James Lind is today often described as a one-factor-at-a-time experimenter. One-factor-at-a-time (OFAT) experimentation reached its zenith with Thomas Edison's "trial and error" methods.

A theory of statistical inference was developed by Charles S. Peirce in "Illustrations of the Logic of Science" (1877–1878) and "A Theory of Probable Inference" (1883), two publications that emphasized the importance of randomization-based inference in statistics. In another study, Peirce randomly assigned volunteers to a blinded, repeated-measures design to evaluate their ability to discriminate weights. Peirce's experiment inspired other researchers in psychology and education, which developed a research tradition of randomized experiments in laboratories and specialized textbooks in the 1800s. Peirce also contributed the first English-language publication on an optimal design for regression-models in 1876. A pioneering optimal design for polynomial regression was suggested by Gergonne in 1815. In 1918 Kirstine Smith published optimal designs for polynomials of degree six (and less).

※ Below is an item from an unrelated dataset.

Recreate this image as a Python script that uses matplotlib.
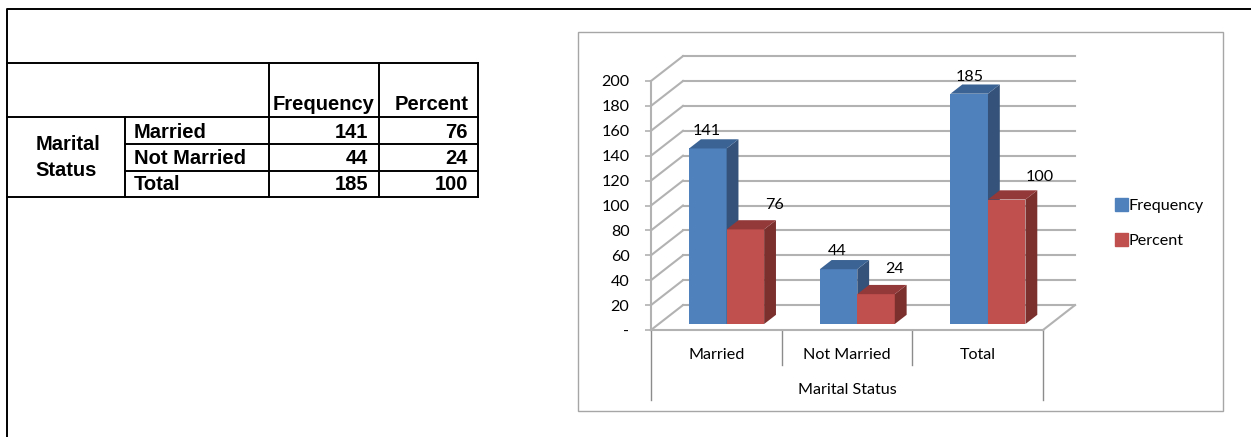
import matplotlib.pyplot as plt
from matplotlib.patches import Patch, Polygon, Rectangle

categories = ["Married", "Not Married", "Total"]
frequency = [141, 44, 185]
percent = [76, 24, 100]
y_ticks = [0, 20, 40, 60, 80, 100, 120, 140, 160, 180, 200]
y_labels = ["-", "20", "40", "60", "80", "100", "120", "140", "160", "180", "200"]
group_title = "Marital Status"
table_header = ["Frequency", "Percent"]

W, H = 1251, 437
BLUE = ("#4f81bd", "#34527a", "#3b6394")
RED = ("#c0504d", "#7b302e", "#93393a")
GRID = "#b2b2b2"
CHART_FS = 11.6

# depth of the fake 3d box, in category / value units
DX = 32 / 130.67
DY = 20.0
BAR_W = 0.287
BAR_D0, BAR_D1 = 0.24, 0.61


def px_axes(fig, x0, y0, x1, y1):
    return fig.add_axes([x0 / W, 1 - y1 / H, (x1 - x0) / W, (y1 - y0) / H])


def proj(x, v, d):
    return x + d * DX, v + d * DY


def draw_bar(ax, x, value, colors, label):
    front, side, top = colors
    x0, x1 = proj(x, 0, BAR_D0)[0], proj(x + BAR_W, 0, BAR_D0)[0]
    base = BAR_D0 * DY
    ax.bar(x0, value, bottom=base, width=x1 - x0, align="edge", color=front,
           zorder=3, label=label, clip_on=False)
    ax.add_patch(Polygon([proj(x + BAR_W, 0, BAR_D0), proj(x + BAR_W, 0, BAR_D1),
                          proj(x + BAR_W, value, BAR_D1), proj(x + BAR_W, value, BAR_D0)],
                         color=side, lw=0, zorder=3, clip_on=False))
    ax.add_patch(Polygon([proj(x, value, BAR_D0), proj(x + BAR_W, value, BAR_D0),
                          proj(x + BAR_W, value, BAR_D1), proj(x, value, BAR_D1)],
                         color=top, lw=0, zorder=3, clip_on=False))


def draw_table(fig):
    ax = fig.add_axes([0, 0, 1, 1])
    ax.set_xlim(0, W)
    ax.set_ylim(H, 0)
    ax.axis("off")
    lw = 1.4
    ax.plot([7, 7, W], [H, 9, 9], color="black", lw=lw)
    for y in [63, 117, 197]:
        ax.plot([7, 478], [y, y], color="black", lw=lw)
    for y in [144, 171]:
        ax.plot([125, 478], [y, y], color="black", lw=lw)
    ax.plot([125, 125], [117, 197], color="black", lw=lw)
    for x in [269, 379, 478]:
        ax.plot([x, x], [63, 197], color="black", lw=lw)

    font = dict(family="Liberation Sans", weight="bold", fontsize=14.5, va="center")
    ax.text(324, 105, table_header[0], ha="center", **font)
    ax.text(468, 105, table_header[1], ha="right", **font)
    ax.text(68, 144, "Marital", ha="center", **font)
    ax.text(66, 171, "Status", ha="center", **font)
    for i, y in enumerate([132, 158, 185]):
        ax.text(134, y, categories[i], ha="left", **font)
        ax.text(368, y, str(frequency[i]), ha="right", **font)
        ax.text(468, y, str(percent[i]), ha="right", **font)
    ax.add_patch(Rectangle((578, 32), 645, 379, fill=False, ec="#a6a6a6", lw=1.0))


def main():
    plt.rcParams["font.family"] = ["Lato", "DejaVu Sans"]
    fig = plt.figure(figsize=(W / 100, H / 100), dpi=100)
    draw_table(fig)

    ax = px_axes(fig, 651, 81, 1043, 330)
    ax.patch.set_alpha(0)
    ax.set_xlim(0, 3)
    ax.set_ylim(0, 200)
    for name in ["top", "right"]:
        ax.spines[name].set_visible(False)
    for name in ["left", "bottom"]:
        ax.spines[name].set_color(GRID)
        ax.spines[name].set_linewidth(1.5)

    # walls and floor
    for v in y_ticks:
        ax.plot([0, DX], [v, v + DY], color=GRID, lw=1.5, clip_on=False, zorder=1)
        ax.plot([DX, 3 + DX], [v + DY, v + DY], color=GRID, lw=1.5, clip_on=False, zorder=1)
    ax.plot([3, 3 + DX], [0, DY], color=GRID, lw=1.5, clip_on=False, zorder=1)

    # category separators below the axis
    for x, low in zip([0, 1, 2, 3], [-56, -28, -28, -56]):
        ax.plot([x, x], [0, low], color="#8c8c8c", lw=1, clip_on=False)

    offset = (1 - 2 * BAR_W) / 2 + 0.02
    for i, (f, p) in enumerate(zip(frequency, percent)):
        draw_bar(ax, i + offset, f, BLUE, "Frequency" if i == 0 else None)
        draw_bar(ax, i + offset + BAR_W, p, RED, "Percent" if i == 0 else None)

    # hand placed data labels, offsets in pixels
    freq_off = [(-1, 17), (-1, 18), (0, 17)]
    pct_off = [(29, 24), (19, 25), (33, 23)]
    for i in range(len(categories)):
        for x, val, off in [(i + offset + BAR_W / 2, frequency[i], freq_off[i]),
                            (i + offset + 1.5 * BAR_W, percent[i], pct_off[i])]:
            xp, vp = proj(x, val, BAR_D0)
            ax.annotate(str(val), (xp, vp), xytext=(off[0] * 0.72, off[1] * 0.72),
                        textcoords="offset points", ha="center", va="center",
                        fontsize=CHART_FS, color="black", zorder=5, annotation_clip=False)

    ax.set_yticks(y_ticks, y_labels, fontsize=CHART_FS)
    ax.tick_params(axis="y", length=4, width=1.2, color=GRID, pad=11.5)
    ax.set_xticks([0.5, 1.5, 2.5], categories, fontsize=CHART_FS)
    ax.tick_params(axis="x", length=0, pad=13)
    ax.set_xlabel(group_title, fontsize=CHART_FS, labelpad=15)

    handles = [Patch(color=BLUE[0], label="Frequency"), Patch(color=RED[0], label="Percent")]
    fig.legend(handles=handles, loc="center left", bbox_to_anchor=(1100 / W, 1 - 223 / H),
               frameon=False, fontsize=CHART_FS, handlelength=0.85, handleheight=0.85,
               handletextpad=0.05, labelspacing=1.25)

    fig.savefig("out.png", dpi=100)


if __name__ == "__main__":
    main()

The use of a sequence of experiments, where the design of each may depend on the results of previous experiments, including the possible decision to stop experimenting, was pioneered by Abraham Wald in the context of sequential tests of statistical hypotheses. Surveys are available of optimal sequential designs, and of adaptive designs. One specific type of sequential design is the "two-armed bandit", generalized to the multi-armed bandit, on which early work was done by Herbert Robbins in 1952.

The term "design of experiments" (DOE) derives from early statistical work performed by Sir Ronald Fisher. He was described by Anders Hald as "a genius who almost single-handedly created the foundations for modern statistical science." Fisher initiated the principles of design of experiments and elaborated on his studies of "analysis of variance". Perhaps even more important, Fisher began his systematic approach to the analysis of real data as the springboard for the development of new statistical methods. He began to pay particular attention to the labour involved in the necessary computations performed by hand, and developed methods that were as practical as they were founded in rigour. In 1925, this work culminated in the publication of his first book, Statistical Methods for Research Workers. This went into many editions and translations in later years, and became a standard reference work for scientists in many disciplines.

A methodology for designing experiments was proposed by Ronald A. Fisher, in his innovative book The Design of Experiments (1935) which also became a standard. As an example, he described how to test the hypothesis that a certain lady could distinguish by flavour alone whether the milk or the tea was first placed in the cup. While this sounds like a frivolous application, it allowed him to illustrate the most important ideas of experimental design: see Lady tasting tea.

Agricultural science advances served to meet the combination of larger city populations and fewer farms. But for crop scientists to take due account of widely differing geographical growing climates and needs, it was important to differentiate local growing conditions. To extrapolate experiments on local crops to a national scale, they had to extend crop sample testing economically to overall populations. As statistical methods advanced (primarily the efficacy of designed experiments instead of one-factor-at-a-time experimentation), representative factorial design of experiments began to enable the meaningful extension, by inference, of experimental sampling results to the population as a whole. But it was hard to decide how representative was the crop sample chosen. Factorial design methodology showed how to estimate and correct for any random variation within the sample and also in the data collection procedures.